MicroEJ (pronounced "micro-EDGE") is a French-American software vendor with headquarters in Nantes, France and offices in Boston, Massachusetts, USA. It was founded by Fred Rivard in 2004. It is known for developing MICROEJ VEE, a Virtual Execution Environment for embedded software development and other software development tools such as the software development kit MICROEJ SDK.

History 
Fred Rivard founded MicroEJ under the name Industrial Smart Software Technologies (IS2T).

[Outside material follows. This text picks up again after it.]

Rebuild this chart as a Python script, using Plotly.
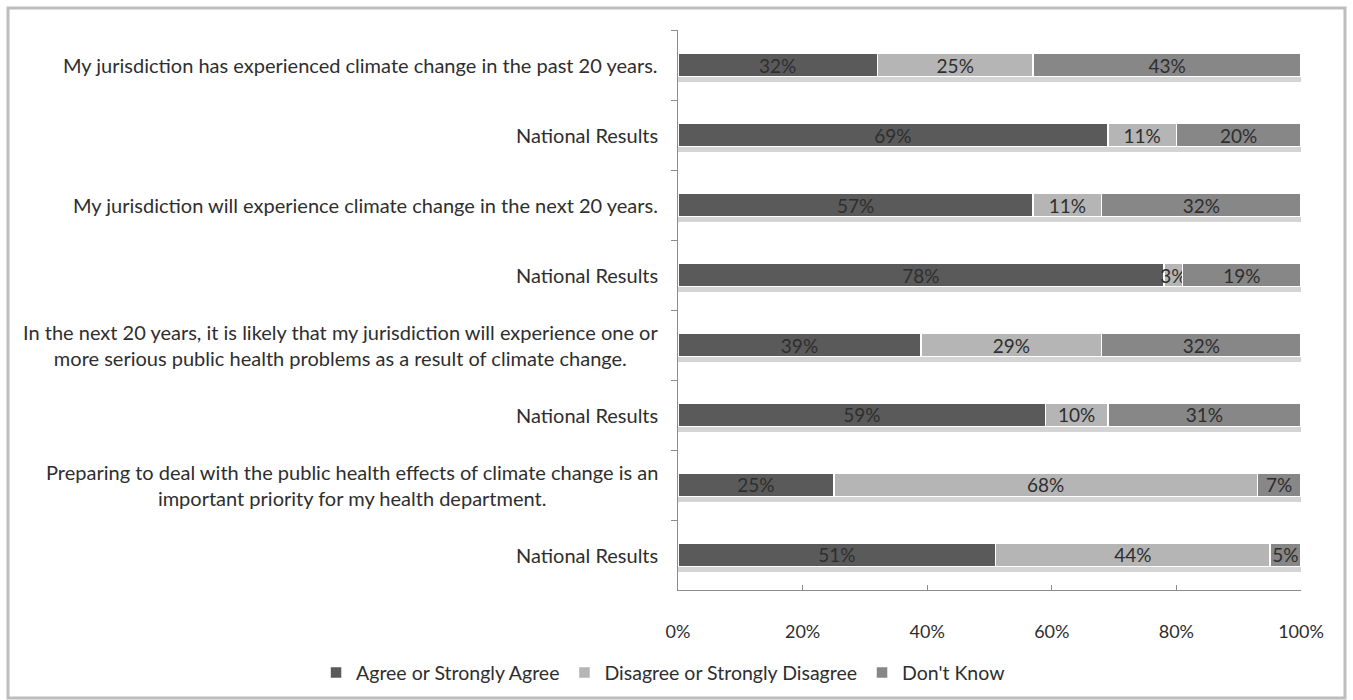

MicroEJ established its offices in Boston in 2016.

At the 2020 Consumer Electronics Show (CES), MicroEJ announced plans to release an app store platform for IoT devices.

MicroEJ partnered with Groupe SEB to integrate MICROEJ VEE into its food processor products in 2021. In the same year, MicroEJ also partnered with NXP Semiconductors to offer a MICROEJ VEE platform on NXP's i.MX RT500 MCU for wearables.

At CES 2022, MicroEJ launched the first containerized software platform for smart home and industrial devices connected using the Matter protocol. In 2022, MicroEJ also partnered with Thales to offer MICROEJ  VEE on the Thales Cinterion IoT Module and Plug and Play IoT Devices. MicroEJ also partnered with Telit to develop Telit IoT cellular modules' software development ecosystem.